Incubation is when you are building your minimum viable product (MVP). This should be done in close partnership with potential customers to ensure you are solving a real problem with a credible solution. Typically a founder is a voice of the customer, as someone who experienced the problem and sought out the solution s/he is now building. Other times, founders enter a new space and build a panel of prospective buyers to participate in the product development process. The endpoint of this phase is a working MVP.

Iteration is when you have customers using your MVP and you are rapidly improving the product. Success at this stage is rooted in customer insights – both qualitative and quantitative – not marketing excellence. It’s valuable to include in this iterative process customers with whom the founder(s) have no prior relationship. You want to test the product’s appeal, not friends’ willingness to help you out. We want a customer set that is an accurate sample of a much larger population you will later sell to. The endpoint of the iteration phase is product/market fit.

Scale is when you have product/market fit and are trying to grow your customer base. The goal of this phase is to build a portfolio of tactics that maximize market penetration with minimal – or at least profitable – cost. Success is rooted in growing lifetime value through retention and margin, maximizing funnel conversion to efficiently convert leads to customers, and finding repeatable tactics to drive prospective buyers’ awareness and consideration of your product.

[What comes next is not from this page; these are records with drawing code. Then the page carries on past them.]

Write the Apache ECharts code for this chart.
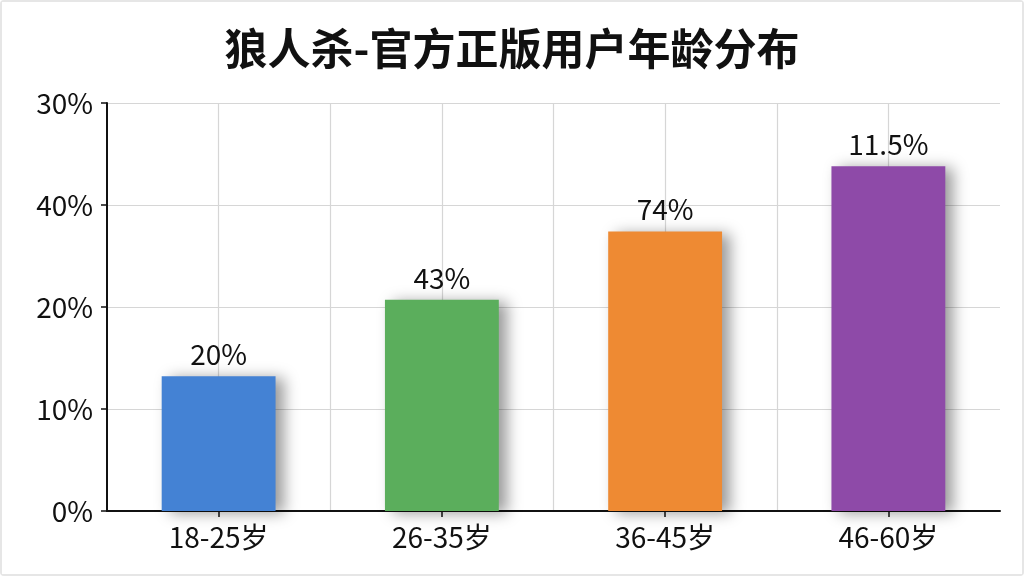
<!DOCTYPE html>
<html>
<head>
<meta charset="utf-8">
<script src="https://cdn.jsdelivr.net/npm/echarts@6/dist/echarts.min.js"></script>
<style>
html,body{margin:0;padding:0;background:#fff;}
#chart{width:1024px;height:576px;box-sizing:border-box;border:2px solid #e6e6e6;border-radius:4px;}
</style>
</head>
<body>
<div id="chart"></div>
<script>
var titleText = '狼人杀-官方正版用户年龄分布';
var categories = ['18-25岁', '26-35岁', '36-45岁', '46-60岁'];
var barHeights = [13.2, 20.7, 27.4, 33.8];
var barLabels = ['20%', '43%', '74%', '11.5%'];
var barColors = ['#4482D4', '#5BAE5C', '#EE8A33', '#8E4AA8'];
var yTickLabels = ['0%', '10%', '20%', '40%', '30%'];

var font = '"Noto Sans CJK SC", "Noto Sans", sans-serif';
var chart = echarts.init(document.getElementById('chart'));
chart.setOption({
  backgroundColor: '#fff',
  animation: false,
  title: {
    text: titleText, left: 'center', top: 20,
    textStyle: { fontSize: 43, fontWeight: 'bold', color: '#111', fontFamily: font }
  },
  grid: { left: 105, right: 22, top: 101, bottom: 63 },
  xAxis: [{
    type: 'category', data: categories,
    axisLine: { lineStyle: { color: '#111', width: 2 } },
    axisTick: { show: true, alignWithLabel: true, length: 6, lineStyle: { color: '#111', width: 1.5 } },
    axisLabel: { fontSize: 28, color: '#111', fontFamily: font, margin: 12 },
    splitLine: { show: false }
  }, {
    type: 'value', min: 0, max: 8, interval: 1, position: 'top',
    axisLine: { show: false }, axisTick: { show: false }, axisLabel: { show: false },
    splitLine: { show: true, showMinLine: false, showMaxLine: false, lineStyle: { color: '#d6d6d6', width: 1.2 } }
  }],
  yAxis: {
    type: 'value', min: 0, max: 40, interval: 10,
    axisLine: { show: true, lineStyle: { color: '#111', width: 2 } },
    axisTick: { show: true, length: 6, lineStyle: { color: '#111', width: 1.5 } },
    axisLabel: {
      fontSize: 28, color: '#111', fontFamily: font, margin: 14,
      formatter: function (v) { return yTickLabels[Math.round(v / 10)]; }
    },
    splitLine: { show: true, lineStyle: { color: '#d6d6d6', width: 1.2 } }
  },
  series: [{
    type: 'bar', xAxisIndex: 0,
    barWidth: '51%',
    data: barHeights.map(function (v, i) {
      return {
        value: v,
        itemStyle: {
          color: barColors[i],
          shadowColor: 'rgba(0,0,0,0.4)', shadowBlur: 14, shadowOffsetX: 8, shadowOffsetY: 2
        },
        label: { formatter: barLabels[i] }
      };
    }),
    label: { show: true, position: 'top', distance: 8, fontSize: 28, color: '#111', fontFamily: font }
  }]
});
</script>
</body>
</html>
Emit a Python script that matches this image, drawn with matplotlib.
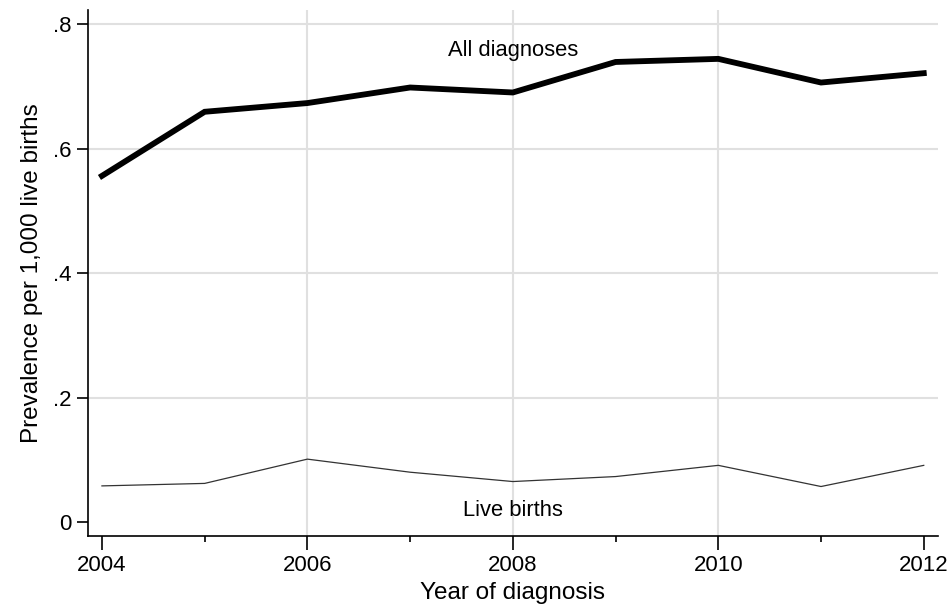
import numpy as np
import matplotlib.pyplot as plt
from matplotlib.ticker import FixedLocator

plt.rcParams['font.family'] = ['Liberation Sans', 'DejaVu Sans']

# prevalence per 1,000 live births by year of diagnosis
years = np.arange(2004, 2013)
all_diagnoses = [0.556, 0.659, 0.673, 0.698, 0.690, 0.739, 0.744, 0.706, 0.721]
live_births = [0.058, 0.062, 0.101, 0.080, 0.065, 0.073, 0.091, 0.057, 0.091]

yticks = [0, 0.2, 0.4, 0.6, 0.8]
ytick_labels = ['0', '.2', '.4', '.6', '.8']
xticks = [2004, 2006, 2008, 2010, 2012]

fig = plt.figure(figsize=(9.52, 6.1), dpi=100)
ax = fig.add_axes([0.0924, 0.1213, 0.8926, 0.8623])

# grid lines: horizontal at .2-.8, vertical at inner even years
for y in yticks[1:]:
    ax.axhline(y, color='#e0e0e0', lw=1.5, zorder=0)
for x in xticks[1:-1]:
    ax.axvline(x, color='#e0e0e0', lw=1.5, zorder=0)

ax.plot(years, all_diagnoses, color='black', lw=4.2, solid_joinstyle='miter', zorder=3)
ax.plot(years, live_births, color='#333333', lw=0.9, zorder=3)

ax.text(2008, 0.758, 'All diagnoses', ha='center', va='center', fontsize=15.8)
ax.text(2008, 0.019, 'Live births', ha='center', va='center', fontsize=15.8)

ax.set_xlim(2004 - 0.136, 2012 + 0.136)
ax.set_ylim(-0.0225, 0.8225)
ax.set_xticks(xticks)
ax.xaxis.set_minor_locator(FixedLocator([2005, 2007, 2009, 2011]))
ax.set_yticks(yticks)
ax.set_yticklabels(ytick_labels)

ax.spines['top'].set_visible(False)
ax.spines['right'].set_visible(False)
ax.spines['left'].set_linewidth(1.2)
ax.spines['bottom'].set_linewidth(1.2)
ax.tick_params(axis='x', which='major', length=10, width=1.2, labelsize=16, pad=4)
ax.tick_params(axis='x', which='minor', length=4, width=1.2)
ax.tick_params(axis='y', which='major', length=8, width=1.2, labelsize=16, pad=4)

ax.set_xlabel('Year of diagnosis', fontsize=17.5, labelpad=4)
ax.set_ylabel('Prevalence per 1,000 live births', fontsize=17.5, labelpad=7)

fig.savefig('out.png', dpi=100)
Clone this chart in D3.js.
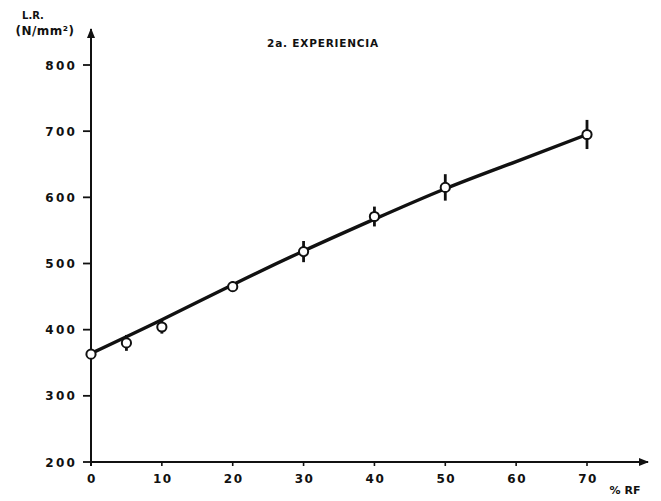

The endpoint of this phase is ultimately market saturation, leading to the incubation and iteration of new features, customer segments, and geographies.

How do you find B2B customers? 

Here’s a list of B2B customer acquisition tactics we commonly employ and recommend. Later in this article, we’ll connect each channel to the growth stage it’s best used in. This list is generally sorted by early stage to later stage:

1. Leverage your network. This is particularly valuable for founders who are building a product based on their own past experience.

  • Reach out to old colleagues you know have the same problem you had (and are solving).
  • Leverage the startup ecosystem. If your startup is in YCombinator, for instance, other companies in your batch may be prospects, along with alumni who will take your call simply because of your affiliation.
  • Example: If you’re building an app for marketers, ask past marketing colleagues you’ve worked with to try out your product is a no brainer.